Three scientific articles from the Polymorphism and Calorimetry Laboratory have been selected to be part of the Editor’s Collection: The application of quantum crystallography to solid-state pharmaceuticals, de la revista científica CrystEngComm de la Royal Society of Chemistry.

This collection focuses on the application of quantum crystallography to solid-state pharmaceuticals and includes original research articles by experts in the field that highlight the latest advances and future directions of quantum crystallography to understand the structure and properties of pharmaceutical and organic solid materials. It also highlights studies that utilize quantum mechanical approaches with tools commonly used in quantum crystallography (e.g., QTAIM and NCI), providing an approximation of the types of results we can expect to see as the field is more widely applied.

The three included publications have been carried out at the Polymorphism and Calorimetry Laboratory of the CCiTUB, with Dr. Rafel Prohens as the laboratory head and corresponding author for all of them. They are as follows:

Combined computational/experimental investigation of new cocrystals of the drug bosentan. CrystEngComm, 2022,24, 5105-5111.
Combined crystallographic and computational investigation of the solvent disorder present in a new tipiracil hydrochloride methanol solvate–hydrate. CrystEngComm, 2022, 24, 3347-3354.
Static discrete disorder in the crystal structure of iododiflunisal: on the importance of hydrogen bond, halogen bond and π-stacking interactions. CrystEngComm, 2022, 24, 3057-3063.

Quantum Crystallography

Quantum crystallography is a field within crystallography that combines quantum mechanics with X-ray diffraction data to obtain more accurate and precise structural information and properties of solids. It complements traditional techniques for resolving crystal structures and aids in gaining a deeper understanding of material properties. In recent years, this interdisciplinary research area has garnered significant attention and is becoming an essential tool in the study of materials science, chemistry, and physics.

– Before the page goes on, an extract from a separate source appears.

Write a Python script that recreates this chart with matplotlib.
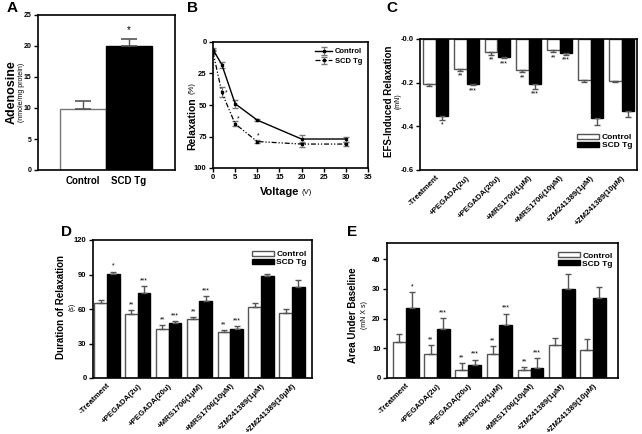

The process involves incorporating quantum chemical data into X-ray refinements, replacing the conventional model of spherical atoms and instead utilizing techniques such as atomic refinement of Hirshfeld to better represent the true electron density, all while using standard X-ray data.

The knowledge gained through quantum crystallography has significant ramifications in understanding the relationship between structure and properties. Firstly, it yields much more precise crystal structures, and we anticipate that it will soon become a routine refinement approach. Additionally, this technique also has widespread applications in analyzing intermolecular interactions and material properties, including pharmaceutical products, semiconductors, and many others.